Problem statement:
Exactly the lines from the one with "Give me the Plotly source for this chart." through the one with "import plotly.graph_objects as go" should be returned, both ends included and nothing else. Omit any pictures.

++++ Task data

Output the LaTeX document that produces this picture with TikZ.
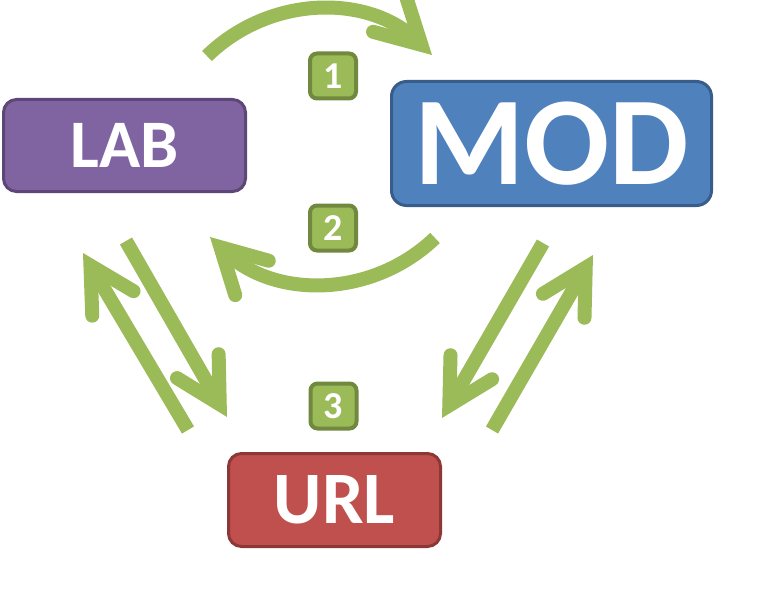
\documentclass[tikz,border=0pt]{standalone}
\usepackage{fontspec}
\setmainfont{Carlito}
\usepackage{tikz}
\usetikzlibrary{arrows.meta, positioning}
\definecolor{labfill}{RGB}{128,100,162}
\definecolor{labline}{RGB}{92,71,118}
\definecolor{modfill}{RGB}{79,129,189}
\definecolor{modline}{RGB}{56,93,138}
\definecolor{urlfill}{RGB}{192,80,77}
\definecolor{urlline}{RGB}{140,56,54}
\definecolor{arrgreen}{RGB}{155,187,89}
\definecolor{badgeline}{RGB}{113,137,63}
\tikzset{
  box/.style={rectangle, line width=3pt, text=white, inner sep=0pt},
  labbox/.style={box, draw=labline, fill=labfill, rounded corners=13pt, minimum width=242pt, minimum height=92pt, font=\fontsize{68}{68}\selectfont\bfseries},
  modbox/.style={box, draw=modline, fill=modfill, rounded corners=15pt, minimum width=320pt, minimum height=124pt, font=\fontsize{126}{126}\selectfont\bfseries},
  urlbox/.style={box, draw=urlline, fill=urlfill, rounded corners=13pt, minimum width=212pt, minimum height=93pt, font=\fontsize{74}{74}\selectfont\bfseries},
  badge/.style={rectangle, draw=badgeline, fill=arrgreen, line width=4pt, rounded corners=7pt, minimum width=46pt, minimum height=45pt, inner sep=0pt, text=white, font=\fontsize{38}{38}\selectfont\bfseries},
  flow/.style={draw=arrgreen, line width=14pt, -{Straight Barb[length=44pt, width=48pt, line cap=round, line join=miter]}}
}

\begin{document}
\begin{tikzpicture}[x=1pt, y=-1pt]
  \useasboundingbox[fill=white] (0,0) rectangle (763,591);

  % Boxes
  \node[labbox] (lab) at (124.5,145.5) {LAB};
  \node[modbox] (mod) at (551.5,143.5) {MOD};
  \node[urlbox] (url) at (334.5,500) {URL};

  % Step badges
  \node[badge] (one) at (333,76) {1};
  \node[badge] (two) at (333,228) {2};
  \node[badge] (three) at (333.5,406) {3};

  % Arrow ends
  \coordinate (toptail) at (207,56);
  \coordinate (toptip) at (432,55);
  \coordinate (midtail) at (435,238);
  \coordinate (midtip) at (210,237);
  \coordinate (labdowntail) at (126,241);
  \coordinate (labdowntip) at (227,417);
  \coordinate (labuptail) at (188,430);
  \coordinate (labuptip) at (83,253);
  \coordinate (moddowntail) at (543,243);
  \coordinate (moddowntip) at (442,418);
  \coordinate (moduptail) at (492,430);
  \coordinate (moduptip) at (593,255);

  % LAB <-> MOD
  \draw[flow] (toptail) to[bend left=44] (toptip);
  \draw[flow] (midtail) to[bend left=44] (midtip);

  % LAB <-> URL
  \draw[flow] (labdowntail) -- (labdowntip);
  \draw[flow] (labuptail) -- (labuptip);

  % MOD <-> URL
  \draw[flow] (moddowntail) -- (moddowntip);
  \draw[flow] (moduptail) -- (moduptip);
\end{tikzpicture}
\end{document}
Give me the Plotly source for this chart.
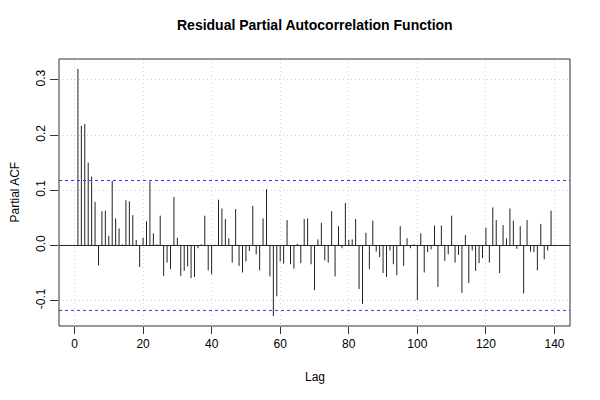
import plotly.graph_objects as go

lags = list(range(1, 140))
pacf = [
    0.320, 0.217, 0.220, 0.150, 0.125, 0.079, -0.036, 0.062, 0.063, 0.0175,
    0.117, 0.049, 0.031, 0.002, 0.082, 0.080, 0.055, 0.010, -0.039, 0.014,
    0.044, 0.116, 0.022, 0.002, 0.054, -0.055, -0.031, -0.043, 0.088, 0.014,
    -0.055, -0.046, -0.038, -0.059, -0.057, -0.005, 0.002, 0.054, -0.045, -0.052,
    0.001, 0.083, 0.067, 0.048, 0.013, -0.031, 0.066, -0.037, -0.049, -0.029,
    -0.010, 0.072, -0.016, -0.045, 0.049, 0.102, -0.056, -0.128, -0.092, -0.029,
    -0.033, 0.046, -0.034, -0.042, 0.003, -0.032, 0.048, 0.049, -0.034, -0.081,
    0.011, 0.041, -0.027, -0.031, 0.062, -0.056, 0.035, -0.005, 0.077, 0.010,
    0.011, 0.048, -0.079, -0.106, 0.023, -0.043, 0.045, -0.011, -0.021, -0.050,
    -0.057, -0.009, -0.034, -0.054, 0.035, -0.037, 0.013, -0.005, 0.002, -0.099,
    0.022, -0.049, -0.012, -0.007, 0.036, -0.075, 0.036, -0.028, -0.016, 0.054,
    -0.031, -0.017, -0.086, 0.019, -0.068, -0.009, -0.046, -0.032, -0.023, 0.032,
    -0.031, 0.069, 0.046, -0.050, 0.037, 0.013, 0.067, 0.045, -0.006, 0.035,
    -0.087, 0.046, -0.011, -0.012, -0.045, 0.039, -0.025, -0.009, 0.063,
]
conf_limit = 0.1177
x_ticks = [0, 20, 40, 60, 80, 100, 120, 140]
y_ticks = [-0.1, 0.0, 0.1, 0.2, 0.3]

xs, ys = [], []
for l, v in zip(lags, pacf):
    xs += [l, l, None]
    ys += [0, v, None]

font = "Liberation Sans, Arial, Helvetica, sans-serif"
fig = go.Figure()
fig.add_trace(go.Scatter(x=xs, y=ys, mode="lines",
                         line=dict(color="#222222", width=1), hoverinfo="skip",
                         showlegend=False))

x_lo, x_hi = -4.52, 144.52
y_lo, y_hi = -0.1459, 0.3379

# zero line and confidence limits
fig.add_shape(type="line", xref="x", yref="y", x0=x_lo, x1=x_hi, y0=0, y1=0,
              line=dict(color="#222222", width=1))
for c in (conf_limit, -conf_limit):
    fig.add_shape(type="line", xref="x", yref="y", x0=x_lo, x1=x_hi, y0=c, y1=c,
                  line=dict(color="#3333ff", width=1, dash="3px,3px"))

# box
fig.add_shape(type="rect", xref="paper", yref="paper", x0=0, x1=1, y0=0, y1=1,
              line=dict(color="#333333", width=1), layer="above")

# page body has an 8px margin, so the margins compensate for it
fig.update_layout(
    width=600, height=400,
    margin=dict(l=51, r=38, t=51, b=82),
    paper_bgcolor="white", plot_bgcolor="white",
    font=dict(family=font, size=12, color="black"),
    showlegend=False,
    xaxis=dict(range=[x_lo, x_hi], tickvals=x_ticks, ticks="outside", ticklen=7,
               tickcolor="#333333", showgrid=True, gridcolor="#d4d4d4", griddash="1px,3px",
               gridwidth=1, zeroline=False, showline=False, automargin=False,
               tickfont=dict(size=12, family=font)),
    yaxis=dict(range=[y_lo, y_hi], tickvals=y_ticks, ticktext=["-0.1", "0.0", "0.1", "0.2", "0.3"],
               ticks="outside", ticklen=8, tickcolor="#333333", tickangle=-90,
               showgrid=True, gridcolor="#d4d4d4", griddash="1px,3px", gridwidth=1,
               zeroline=False, showline=False, automargin=False,
               tickfont=dict(size=12, family=font)),
    annotations=[
        dict(text="<b>Residual Partial Autocorrelation Function</b>", xref="paper", yref="paper",
             x=0.5, y=1, yshift=34, xanchor="center", yanchor="middle", showarrow=False,
             font=dict(size=14, family=font)),
        dict(text="Lag", xref="paper", yref="paper", x=0.5, y=0, yshift=-51,
             xanchor="center", yanchor="middle", showarrow=False, font=dict(size=12, family=font)),
        dict(text="Partial ACF", xref="paper", yref="paper", x=0, xshift=-45, y=0.5,
             xanchor="center", yanchor="middle", textangle=-90, showarrow=False,
             font=dict(size=12, family=font)),
    ],
)
fig.write_html("out.html")
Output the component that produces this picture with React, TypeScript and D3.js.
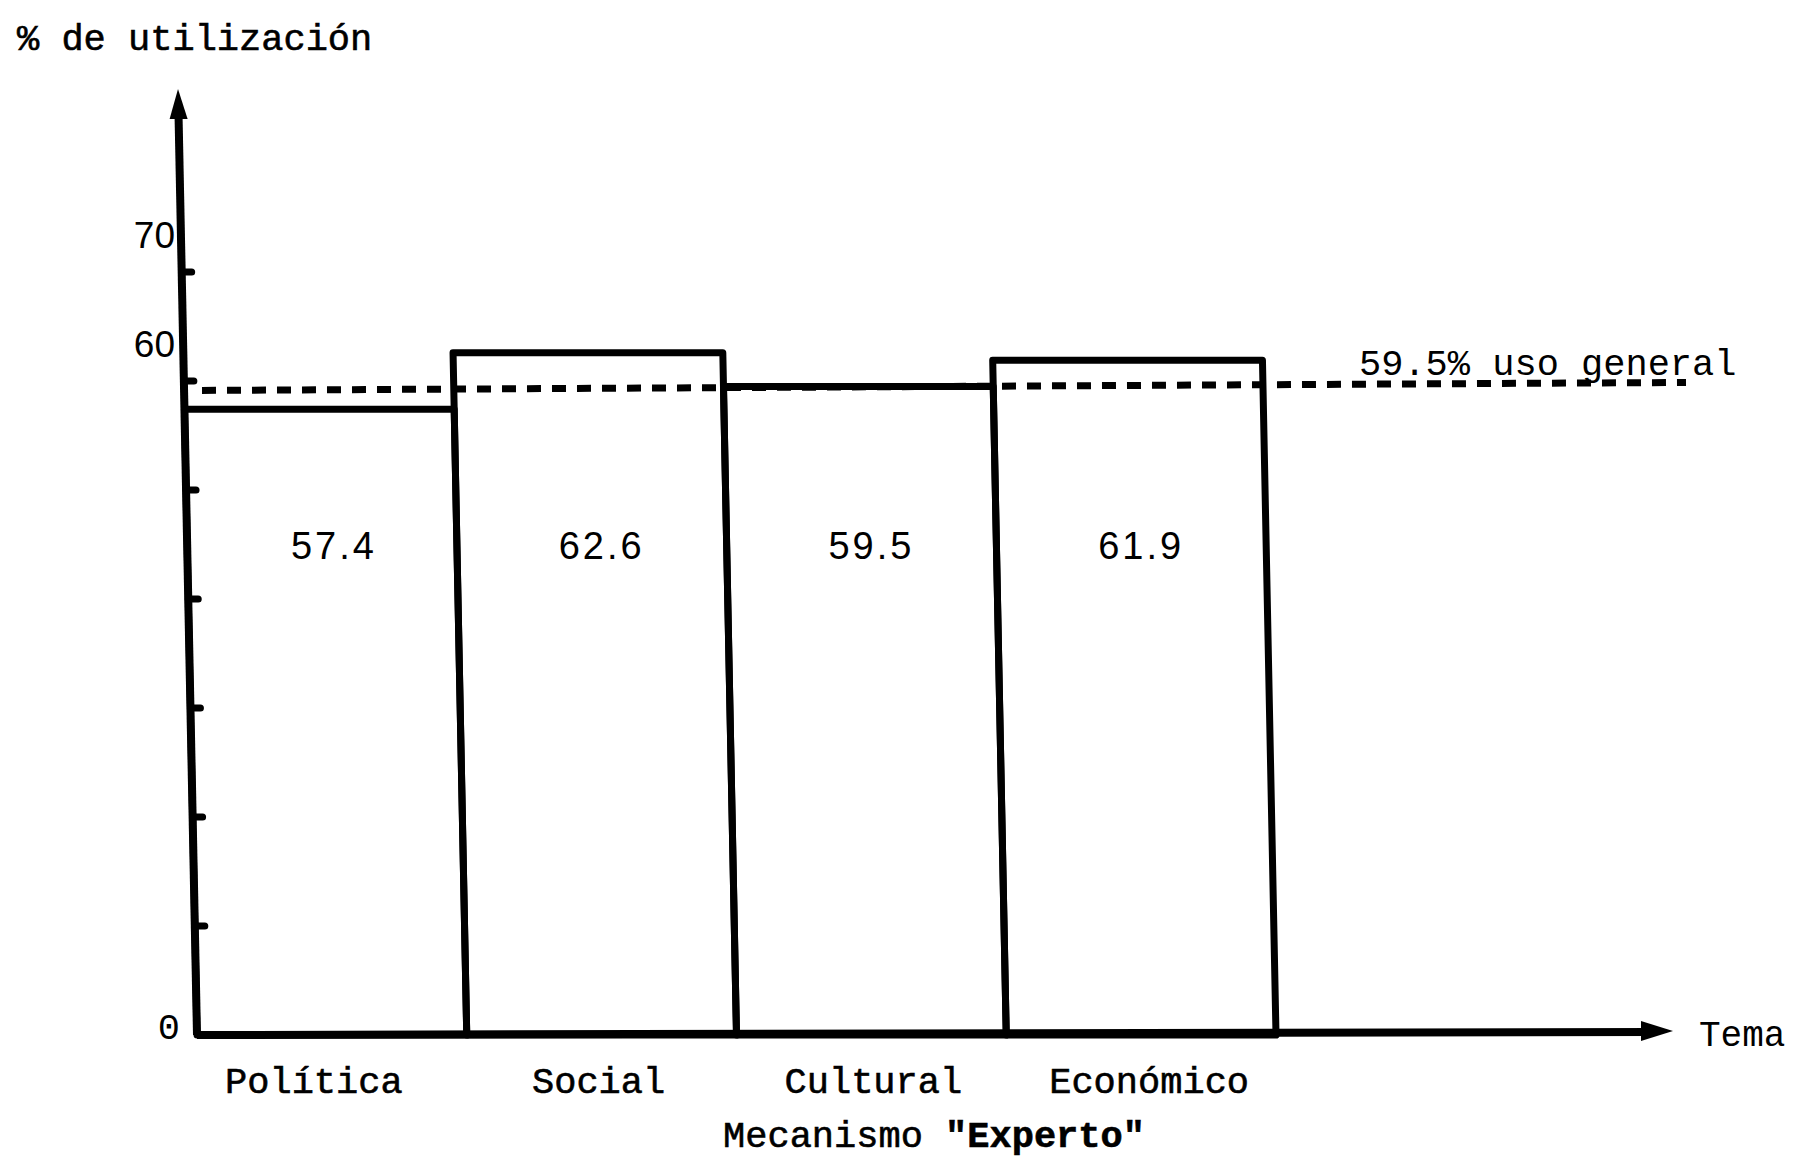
import React from "react";
import * as d3 from "d3";

const categories = ["Política", "Social", "Cultural", "Económico"];
const values = [57.4, 62.6, 59.5, 61.9];
const valueLabels = ["57.4", "62.6", "59.5", "61.9"];
const generalUse = 59.5;
const generalUseLabel = "59.5% uso general";
const minorTicks = [10, 20, 30, 40, 50, 60, 70];
const labeledTicks = [0, 60, 70];
const yTitle = "% de utilización";
const xTitle = "Tema";
const xSubtitleA = "Mecanismo ";
const xSubtitleB = "\"Experto\"";

const W = 1794;
const H = 1160;
const baseY = 1035;
const axisX = 197;
const mono = "'Liberation Mono', 'DejaVu Sans Mono', monospace";
const sans = "'Liberation Sans', Arial, sans-serif";

export default function App() {
  const y = d3.scaleLinear().domain([0, 70]).range([baseY, 272]);
  const x = d3.scaleBand<string>().domain(categories).range([axisX, 1276]).padding(0);
  const skew = `translate(0,${baseY}) skewX(1.15) translate(0,${-baseY})`;
  const xAxisEnd = 1673;
  const yAxisTop = 89;
  const ink = { stroke: "#000", strokeWidth: 0.6 };

  return (
    <svg width={W} height={H} style={{ position: "absolute", left: 0, top: 0, background: "#fff" }}>
      <rect x={0} y={0} width={W} height={H} fill="#fff" />
      {/* title */}
      <text x={17} y={50} fontFamily={mono} fontSize={37} fill="#000" {...ink}>{yTitle}</text>

      <g transform={skew}>
        {/* bars */}
        {categories.map((c, i) => (
          <rect key={c} x={x(c)!} y={y(values[i])} width={x.bandwidth()} height={baseY - y(values[i])}
            fill="none" stroke="#000" strokeWidth={7} strokeLinejoin="round" />
        ))}
        {/* y axis */}
        <line x1={axisX} y1={baseY} x2={axisX} y2={yAxisTop + 20} stroke="#000" strokeWidth={8} />
        <path d={`M${axisX},${yAxisTop} L${axisX - 9},${yAxisTop + 30} L${axisX + 9},${yAxisTop + 30} Z`} fill="#000" />
        {minorTicks.map((t) => (
          <line key={t} x1={axisX} x2={axisX + 10} y1={y(t)} y2={y(t)} stroke="#000" strokeWidth={7} strokeLinecap="round" />
        ))}
      </g>

      {/* x axis */}
      <line x1={axisX} y1={baseY} x2={xAxisEnd - 20} y2={baseY - 3} stroke="#000" strokeWidth={8} />
      <path d={`M${xAxisEnd},${baseY - 4} L${xAxisEnd - 32},${baseY - 14} L${xAxisEnd - 32},${baseY + 6} Z`} fill="#000" />

      {/* general use dashed line */}
      <line x1={axisX + 5} x2={1686} y1={y(generalUse) + 4} y2={y(generalUse) - 4}
        stroke="#000" strokeWidth={7} strokeDasharray="14 11" />
      <text x={1359} y={362} dy="0.35em" fontFamily={mono} fontSize={37} fill="#000">{generalUseLabel}</text>

      {/* value labels */}
      {categories.map((c, i) => (
        <text key={c} x={x(c)! + x.bandwidth() / 2 + (i === 0 ? 2 : 0)} y={546} dy="0.35em" textAnchor="middle"
          fontFamily={sans} fontSize={38} letterSpacing={3} fill="#000">{valueLabels[i]}</text>
      ))}

      {/* y tick labels */}
      {labeledTicks.map((t) => (
        <text key={t} x={t === 0 ? 180 : 175} y={t === 0 ? y(t) - 9 : y(t) - 37} dy="0.35em" textAnchor="end"
          fontFamily={t === 0 ? mono : sans} fontSize={37} fill="#000">{t}</text>
      ))}

      {/* category labels */}
      {categories.map((c, i) => (
        <text key={c} x={x(c)! + x.bandwidth() / 2 + [-18, -3, 2, 8][i]} y={1080} dy="0.35em" textAnchor="middle"
          fontFamily={mono} fontSize={37} fill="#000" {...ink}>{c}</text>
      ))}

      <text x={1699} y={1033} dy="0.35em" fontFamily={mono} fontSize={36} fill="#000">{xTitle}</text>
      <text x={934} y={1134} dy="0.35em" textAnchor="middle" fontFamily={mono} fontSize={37} fill="#000" {...ink}>
        {xSubtitleA}<tspan fontWeight="bold">{xSubtitleB}</tspan>
      </text>
    </svg>
  );
}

++++++++

Response to the task:
Give me the Plotly source for this chart.
import plotly.graph_objects as go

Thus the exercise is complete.